> **EXERCISE GOAL**
The records should be repeated word for word, pictures excluded.

___

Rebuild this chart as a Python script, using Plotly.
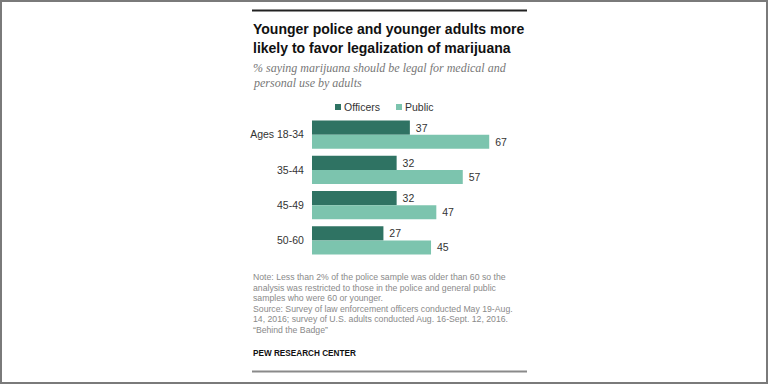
import plotly.graph_objects as go

# ---- data ----
categories = ["Ages 18-34", "35-44", "45-49", "50-60"]
officers = [37, 32, 32, 27]
public = [67, 57, 47, 45]
series_names = ["Officers", "Public"]

title_lines = ["Younger police and younger adults more",
               "likely to favor legalization of marijuana"]
subtitle_lines = ["% saying marijuana should be legal for medical and",
                  "personal use by adults"]
note_lines = [
    "Note: Less than 2% of the police sample was older than 60 so the",
    "analysis was restricted to those in the police and general public",
    "samples who were 60 or younger.",
    "Source: Survey of law enforcement officers conducted May 19-Aug.",
    "14, 2016; survey of U.S. adults conducted Aug. 16-Sept. 12, 2016.",
    "\u201cBehind the Badge\u201d",
]
credit = "PEW RESEARCH CENTER"

# ---- style ----
W, H = 768, 384
C_OFF = "#2f7363"
C_PUB = "#7cc4ae"
SANS = "Liberation Sans, Arial, sans-serif"
SERIF = "Liberation Serif, Georgia, serif"


def px(x):
    return x / W


def py(y):
    return 1 - y / H


fig = go.Figure()
for name, vals, col in [(series_names[0], officers, C_OFF), (series_names[1], public, C_PUB)]:
    fig.add_trace(go.Bar(
        name=name, x=vals, y=categories, orientation="h",
        marker=dict(color=col, line=dict(width=0)),
        text=vals, texttemplate=" %{x}", textposition="outside",
        textfont=dict(family=SANS, size=10.5, color="#333333"),
        constraintext="none", cliponaxis=False, showlegend=False,
        hoverinfo="skip",
    ))

ann = []
# title
for i, t in enumerate(title_lines):
    ann.append(dict(text="<b>%s</b>" % t, x=px(251), y=py(29 + i * 19), xanchor="left", yanchor="middle",
                    font=dict(family=SANS, size=14, color="#111111")))
for i, t in enumerate(subtitle_lines):
    ann.append(dict(text="<i>%s</i>" % t, x=px(251), y=py(68 + i * 15), xanchor="left", yanchor="middle",
                    font=dict(family=SERIF, size=12, color="#777777")))
for i, t in enumerate(note_lines):
    ann.append(dict(text=t, x=px(251), y=py(277 + i * 10.6), xanchor="left", yanchor="middle",
                    font=dict(family=SANS, size=8.7, color="#8a8a8a")))
ann.append(dict(text="<b>%s</b>" % credit, x=px(251), y=py(353), xanchor="left", yanchor="middle",
                font=dict(family=SANS, size=8.2, color="#111111")))
# legend text
ann.append(dict(text=series_names[0], x=px(342), y=py(107), xanchor="left", yanchor="middle",
                font=dict(family=SANS, size=10.5, color="#333333")))
ann.append(dict(text=series_names[1], x=px(403), y=py(107), xanchor="left", yanchor="middle",
                font=dict(family=SANS, size=10.5, color="#333333")))
for a in ann:
    a.update(xref="paper", yref="paper", showarrow=False)

shapes = [
    # outer frame
    dict(type="rect", xref="paper", yref="paper", x0=px(1), x1=px(W - 1), y0=py(H - 1), y1=py(1),
         line=dict(color="#7a7a7a", width=2)),
    # top rule
    dict(type="line", xref="paper", yref="paper", x0=px(252), x1=px(527), y0=py(10.5), y1=py(10.5),
         line=dict(color="#222222", width=2)),
    # bottom rule
    dict(type="line", xref="paper", yref="paper", x0=px(252), x1=px(527), y0=py(371.5), y1=py(371.5),
         line=dict(color="#8a8a8a", width=2)),
    # legend swatches
    dict(type="rect", xref="paper", yref="paper", x0=px(335), x1=px(341), y0=py(110), y1=py(104),
         fillcolor=C_OFF, line=dict(width=0)),
    dict(type="rect", xref="paper", yref="paper", x0=px(396), x1=px(402), y0=py(110), y1=py(104),
         fillcolor=C_PUB, line=dict(width=0)),
]

fig.update_layout(
    width=W, height=H, margin=dict(l=0, r=0, t=0, b=0),
    paper_bgcolor="white", plot_bgcolor="white",
    barmode="group", bargap=0.2, bargroupgap=0,
    showlegend=False,
    xaxis=dict(domain=[px(312), px(312 + 264.5)], range=[0, 100], visible=False, fixedrange=True),
    yaxis=dict(domain=[py(258), py(117)], type="category", categoryorder="array", categoryarray=categories,
               autorange="reversed", showgrid=False, zeroline=False, showline=False,
               ticks="outside", ticklen=5, tickcolor="rgba(0,0,0,0)",
               tickfont=dict(family=SANS, size=10.5, color="#333333"), fixedrange=True),
    annotations=ann, shapes=shapes,
)

fig.write_html(
    "out.html",
    config={"displayModeBar": False},
    post_script="document.body.style.margin='0';document.body.style.overflow='hidden';",
)
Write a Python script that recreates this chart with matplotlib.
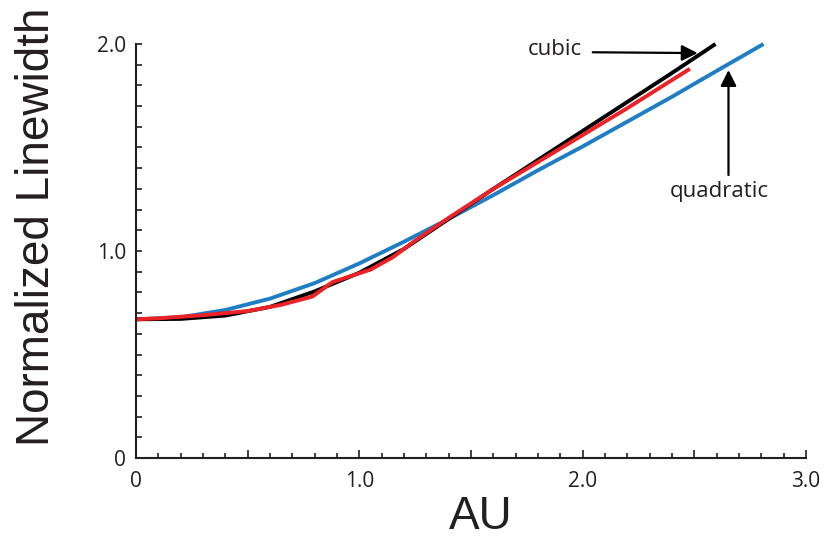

___

> **COMPLETED EXERCISE**
Rebuild this chart as a Python script, using Plotly.
import plotly.graph_objects as go

# ---- data ----
categories = ["Ages 18-34", "35-44", "45-49", "50-60"]
officers = [37, 32, 32, 27]
public = [67, 57, 47, 45]
series_names = ["Officers", "Public"]

title_lines = ["Younger police and younger adults more",
               "likely to favor legalization of marijuana"]
subtitle_lines = ["% saying marijuana should be legal for medical and",
                  "personal use by adults"]
note_lines = [
    "Note: Less than 2% of the police sample was older than 60 so the",
    "analysis was restricted to those in the police and general public",
    "samples who were 60 or younger.",
    "Source: Survey of law enforcement officers conducted May 19-Aug.",
    "14, 2016; survey of U.S. adults conducted Aug. 16-Sept. 12, 2016.",
    "\u201cBehind the Badge\u201d",
]
credit = "PEW RESEARCH CENTER"

# ---- style ----
W, H = 768, 384
C_OFF = "#2f7363"
C_PUB = "#7cc4ae"
SANS = "Liberation Sans, Arial, sans-serif"
SERIF = "Liberation Serif, Georgia, serif"


def px(x):
    return x / W


def py(y):
    return 1 - y / H


fig = go.Figure()
for name, vals, col in [(series_names[0], officers, C_OFF), (series_names[1], public, C_PUB)]:
    fig.add_trace(go.Bar(
        name=name, x=vals, y=categories, orientation="h",
        marker=dict(color=col, line=dict(width=0)),
        text=vals, texttemplate=" %{x}", textposition="outside",
        textfont=dict(family=SANS, size=10.5, color="#333333"),
        constraintext="none", cliponaxis=False, showlegend=False,
        hoverinfo="skip",
    ))

ann = []
# title
for i, t in enumerate(title_lines):
    ann.append(dict(text="<b>%s</b>" % t, x=px(251), y=py(29 + i * 19), xanchor="left", yanchor="middle",
                    font=dict(family=SANS, size=14, color="#111111")))
for i, t in enumerate(subtitle_lines):
    ann.append(dict(text="<i>%s</i>" % t, x=px(251), y=py(68 + i * 15), xanchor="left", yanchor="middle",
                    font=dict(family=SERIF, size=12, color="#777777")))
for i, t in enumerate(note_lines):
    ann.append(dict(text=t, x=px(251), y=py(277 + i * 10.6), xanchor="left", yanchor="middle",
                    font=dict(family=SANS, size=8.7, color="#8a8a8a")))
ann.append(dict(text="<b>%s</b>" % credit, x=px(251), y=py(353), xanchor="left", yanchor="middle",
                font=dict(family=SANS, size=8.2, color="#111111")))
# legend text
ann.append(dict(text=series_names[0], x=px(342), y=py(107), xanchor="left", yanchor="middle",
                font=dict(family=SANS, size=10.5, color="#333333")))
ann.append(dict(text=series_names[1], x=px(403), y=py(107), xanchor="left", yanchor="middle",
                font=dict(family=SANS, size=10.5, color="#333333")))
for a in ann:
    a.update(xref="paper", yref="paper", showarrow=False)

shapes = [
    # outer frame
    dict(type="rect", xref="paper", yref="paper", x0=px(1), x1=px(W - 1), y0=py(H - 1), y1=py(1),
         line=dict(color="#7a7a7a", width=2)),
    # top rule
    dict(type="line", xref="paper", yref="paper", x0=px(252), x1=px(527), y0=py(10.5), y1=py(10.5),
         line=dict(color="#222222", width=2)),
    # bottom rule
    dict(type="line", xref="paper", yref="paper", x0=px(252), x1=px(527), y0=py(371.5), y1=py(371.5),
         line=dict(color="#8a8a8a", width=2)),
    # legend swatches
    dict(type="rect", xref="paper", yref="paper", x0=px(335), x1=px(341), y0=py(110), y1=py(104),
         fillcolor=C_OFF, line=dict(width=0)),
    dict(type="rect", xref="paper", yref="paper", x0=px(396), x1=px(402), y0=py(110), y1=py(104),
         fillcolor=C_PUB, line=dict(width=0)),
]

fig.update_layout(
    width=W, height=H, margin=dict(l=0, r=0, t=0, b=0),
    paper_bgcolor="white", plot_bgcolor="white",
    barmode="group", bargap=0.2, bargroupgap=0,
    showlegend=False,
    xaxis=dict(domain=[px(312), px(312 + 264.5)], range=[0, 100], visible=False, fixedrange=True),
    yaxis=dict(domain=[py(258), py(117)], type="category", categoryorder="array", categoryarray=categories,
               autorange="reversed", showgrid=False, zeroline=False, showline=False,
               ticks="outside", ticklen=5, tickcolor="rgba(0,0,0,0)",
               tickfont=dict(family=SANS, size=10.5, color="#333333"), fixedrange=True),
    annotations=ann, shapes=shapes,
)

fig.write_html(
    "out.html",
    config={"displayModeBar": False},
    post_script="document.body.style.margin='0';document.body.style.overflow='hidden';",
)
Write a Python script that recreates this chart with matplotlib.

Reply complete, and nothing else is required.